Every frontier AI lab is racing to train multimodal models — and they're all hitting the same wall. Text data? Scraped. Image data? Done. Video data? Still a mess of million-dollar contracts, months-long collection timelines, and datasets that arrive corrupted, duplicated, and NSFW-laced. Shofo is fixing that. They're building Common Crawl for video, and if they execute, they'll own the most strategically important data infrastructure layer for the next decade of AI.
This isn't a flashy consumer product. It's pick-and-shovel infrastructure for the AI gold rush — and those tend to be the most durable businesses.
What They Do
Shofo (YC W2026) maintains what they claim is the world's largest indexed library of short-form video. Billions of videos, continuously crawled from public web sources and aggregated private repositories, fed into a single searchable index that gets cleaned, labeled, and queryable in real time.
The pitch to AI labs is simple: stop spending six months and $2M assembling a custom video training dataset from scratch. Tell Shofo what you need — "100K hours of cooking videos where someone is holding a pan, with reasoning annotations" — and get a clean, annotated, ready-to-train dataset delivered in days.

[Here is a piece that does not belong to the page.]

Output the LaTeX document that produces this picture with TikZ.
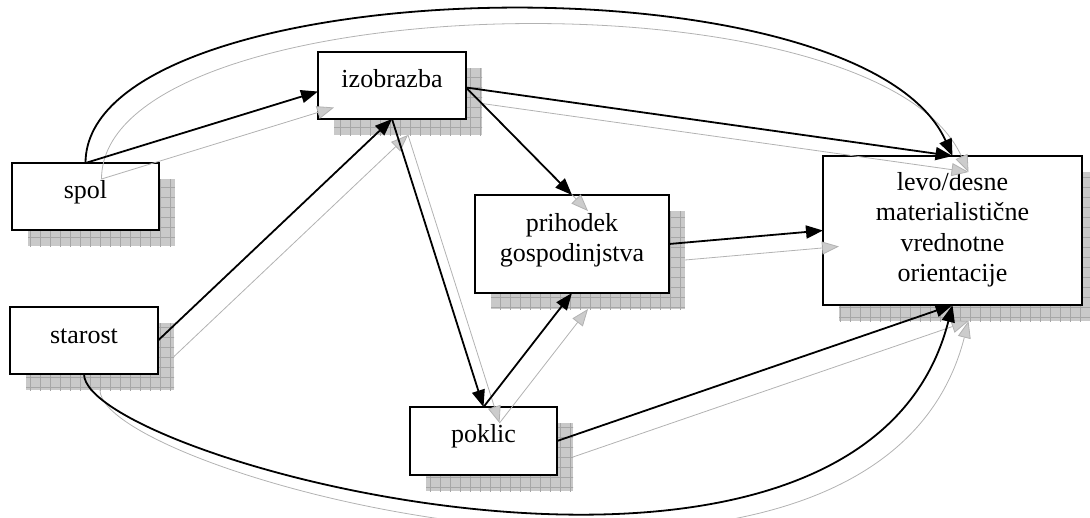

Their target customer is an AI research team. Not a startup needing stock footage. Not a marketing team. The buyer is an ML engineer trying to fine-tune a multimodal model and desperately needing ground-truth labeled video that doesn't look like it was assembled by an intern with a YouTube account.
The founding team is four UCSB-heavy twenty-somethings: Bryan Hong (CEO, Berkeley dropout), Alexzendor Misra (CTO, UCSB dropout, previously founded Correkt — an AI multimodal search engine with 43k users), Andre Braga (Head of AI, UCSB stats and data science, MIT-affiliated), and Braiden Dishman (COO, UCSB economics, ex-AWS). They came to Shofo through Correkt, which required building proprietary infrastructure to collect and index videos at scale. When they realized that infrastructure was more valuable than the search product, they pivoted.
That's a clean founder origin story: the real product emerged from building something else. The crawling and indexing pipeline is not a weekend project — it's years of iteration on rate limiting, proxy rotation, anti-ban evasion, and data normalization across dozens of platforms.
How It Works
The technical architecture is a four-stage pipeline: collect, sanitize, label, deliver.
Collection is a continuous distributed crawler fleet. Shofo ingests video from short-form platforms (TikTok, Instagram Reels, YouTube Shorts) and the broader public web, plus private aggregated sources through data partnerships. The output is a raw index containing metadata, duration, platform provenance, and a storage pointer. At scale, this requires rotating proxy infrastructure, per-platform rate limiting logic, and aggressive deduplication — the same video gets uploaded to seventeen platforms simultaneously, and you don't want seventeen copies in your training set.